Elaine and I spent several days with him and other religious leaders two years ago in Amritsar as guests of the Elijah Foundation, an interfaith organisation based in Israel. We were impressed by his warmth, humanity and lack of pretentiousness. We were moved by the way he spoke about his special affinity for Jews. They are, for him, role models of survival in exile, as he and his followers have been condemned to since 1959.

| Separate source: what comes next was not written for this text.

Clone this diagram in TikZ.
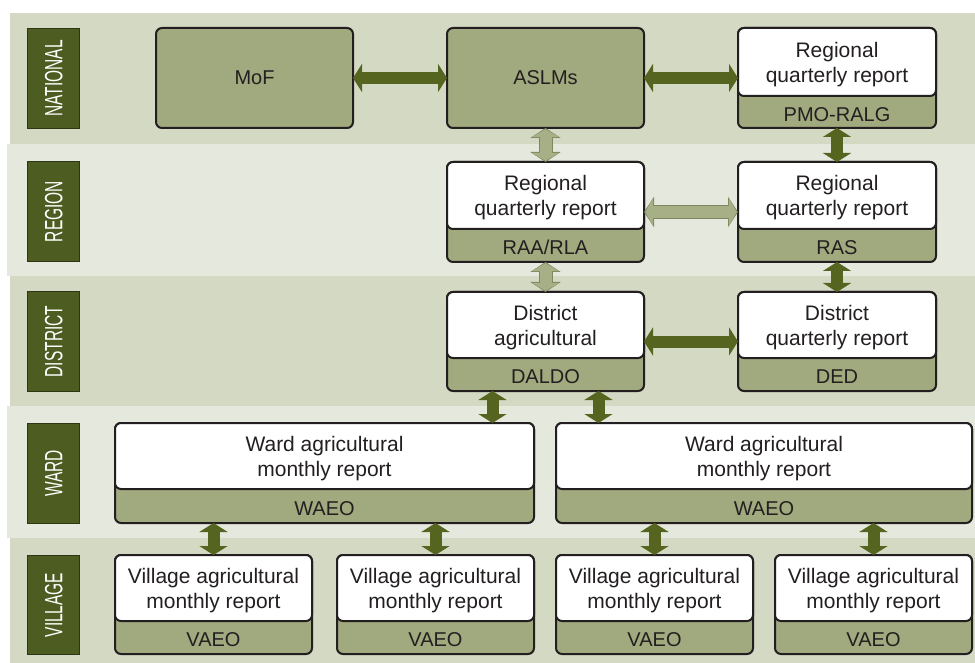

The other reason has to do with the theme itself: happiness. Sometimes we forget that Judaism is about happiness. The great issues of contemporary Jewish life - antisemitism, the physical and moral assault on Israel, and the continuing attritions of outmarriage and disaffiliation - are all negative ones. If taken as definitive, they add up to what I call the Oy vey theory of Jewishness, or what French-Jewish academic Esther Benbassa calls "suffering as identity".

This is a wrong turning for Jews and Judaism. It misreads our past and will damage our future. It fails utterly to understand Judaism's most paradoxical and profound truth, that we can be surrounded by danger yet rejoice. Faith is the ability to celebrate even in the midst of fears and tears. This is a rare insight, and it forms the deep logic of the festivals of Tishri.